Tuesday, January 21, 2020

Cook v. Kernan (9th Cir. - Jan. 21, 2020)

There's only one Ninth Circuit opinion published today.  But it's an opinion that results, I suspect, directly from the institutional pre-argument structures of Ninth Circuit chambers.

It was a death penalty case.  Notice the past tense.  The guy was sentenced to death in 1994.  But a decade or so later, he got his sentenced reduced to LWOP on state habeas review because he was intellectually disabled and, under then-recent Supreme Court precedent, we don't execute people like that.

So then he files his federal habeas petition, which continues in federal court the challenges to his conviction that he had filed in state court and that the state court rejected.  It's an AEDPA case, so the federal court grants a degree of deference to the state court's conclusions in this regard.  The primary issue is whether the state court correctly concluded that the defendant validly waived his rights under Miranda.

(1) One judge on the panel, Randy Smith, concludes that the state court reasonably concluded that the waiver was valid, and thus that relief should be denied.  (2) One other judge on the panel, Callahan, agrees with Judge Smith that the waiver was valid, and thus that relief should be denied, but also believes that, independently, even if the waiver wasn't valid, it would be reasonable to conclude that the error was harmless, and thus relief denied on that separate basis as well.  (To be clear:  I mention Judge Smith's first name because there are two "Smith's" on the Ninth Circuit, but there's only one "Callahan," which is why I don't mention her first name.  No disrespect intended.)  (3) The last judge on the panel, Murguia, disagrees with both of these conclusions, and accordingly believes that habeas relief should be granted.

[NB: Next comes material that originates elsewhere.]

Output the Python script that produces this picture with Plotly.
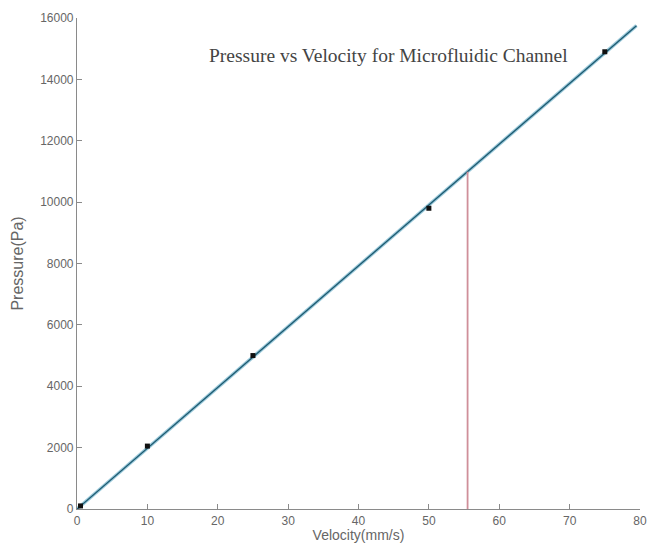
import plotly.graph_objects as go

# Measured data points
velocity = [0.5, 10, 25, 50, 75]
pressure = [100, 2050, 5000, 9800, 14900]

# Fitted line endpoints
fit_velocity = [0, 79.5]
fit_pressure = [0, 15750]

# Vertical marker line
marker_velocity = [55.5, 55.5]
marker_pressure = [0, 10990]

x_ticks = [0, 10, 20, 30, 40, 50, 60, 70, 80]
y_ticks = [0, 2000, 4000, 6000, 8000, 10000, 12000, 14000, 16000]

fig = go.Figure()
fig.add_trace(go.Scatter(x=fit_velocity, y=fit_pressure, mode="lines",
                         line=dict(color="#3a95b8", width=3.5), opacity=0.5,
                         showlegend=False, hoverinfo="skip"))
fig.add_trace(go.Scatter(x=fit_velocity, y=fit_pressure, mode="lines",
                         line=dict(color="#1d5a70", width=1.3),
                         showlegend=False))
fig.add_trace(go.Scatter(x=marker_velocity, y=marker_pressure, mode="lines",
                         line=dict(color="#cf8f9a", width=1.8),
                         showlegend=False))
fig.add_trace(go.Scatter(x=velocity, y=pressure, mode="markers",
                         marker=dict(color="#111111", size=5, symbol="square"),
                         showlegend=False))

fig.add_annotation(x=44.2, y=14780, text="Pressure vs Velocity for Microfluidic Channel",
                   showarrow=False, xref="x", yref="y",
                   font=dict(family="Liberation Serif", size=19.5, color="#444444"))

axis_common = dict(showgrid=False, zeroline=False, showline=True, automargin=False,
                   linecolor="#8a8a8a", linewidth=1.2,
                   ticks="inside", ticklen=5, tickcolor="#8a8a8a",
                   tickfont=dict(family="Liberation Sans", size=12, color="#666666"))

fig.update_layout(
    width=650, height=552,
    margin=dict(l=77, r=10, t=18, b=43),
    plot_bgcolor="white", paper_bgcolor="white",
    xaxis=dict(range=[0, 80], tickvals=x_ticks, ticktext=[str(v) for v in x_ticks],
               title=dict(text="Velocity(mm/s)", standoff=0,
                          font=dict(family="Liberation Sans", size=14, color="#666666")),
               **axis_common),
    yaxis=dict(range=[0, 16000], tickvals=y_ticks, ticktext=[str(v) for v in y_ticks],
               title=dict(text="Pressure(Pa)", standoff=12,
                          font=dict(family="Liberation Sans", size=16, color="#666666")),
               **axis_common),
)

fig.write_html("out.html", config={"displayModeBar": False},
               post_script="document.body.style.margin='0';document.body.style.overflow='hidden';")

Given this lineup, on first principles, the "normal" way you might think the respective opinions should be issued are for (1) Judge Smith to author the majority opinion, (2) Judge Callahan to join the majority opinion in full, but also to file a concurrence making her point about any arguable error being harmless in any event, and (3) Judge Murguia to dissent.

But, instead, Judge Callahan authors the majority opinion and also files a separate concurrence to her own opinion.  (Judge Murguia, obviously, dissents.)  Why adopt this structure rather than the more traditional (and, perhaps, straightforward) lineup?

I suspect it's because of which judge was responsible for the bench memo.

I would bet that Judge Callahan's chambers was in charge of preparing the pre-argument bench memoradum for the panel, which described the facts of the case, the arguments, and the relevant doctrinal principles.  Since Judge Callahan's chambers wrote that, and since that memorandum ultimately became (at least in structure) the "backbone" of the majority opinion that rejected relief, she was the one assigned to author the majority opinion.  Which in turn meant that since she was not able to get Judge Smith on board for holding that any error was harmless, she then needed to concur to her own opinion in order to express this singularly-held point.  (We don't know whether Judge Smith's decided not to join the harmless error part after argument or, instead, only after the draft majority opinion was circulated, but either way, the result was the same.)

All of which would have been unnecessary if Judge Smith -- who held the narrowest view of the case shared by a majority of the panel -- had been the one selected to author the majority opinion.  But this was not to be.  A reality that I suspect would have been different had Judge Smith's chambers to have been the one to write the original bench memo.

All speculation on my part, of course.  But speculation that I nonetheless believe is probably right.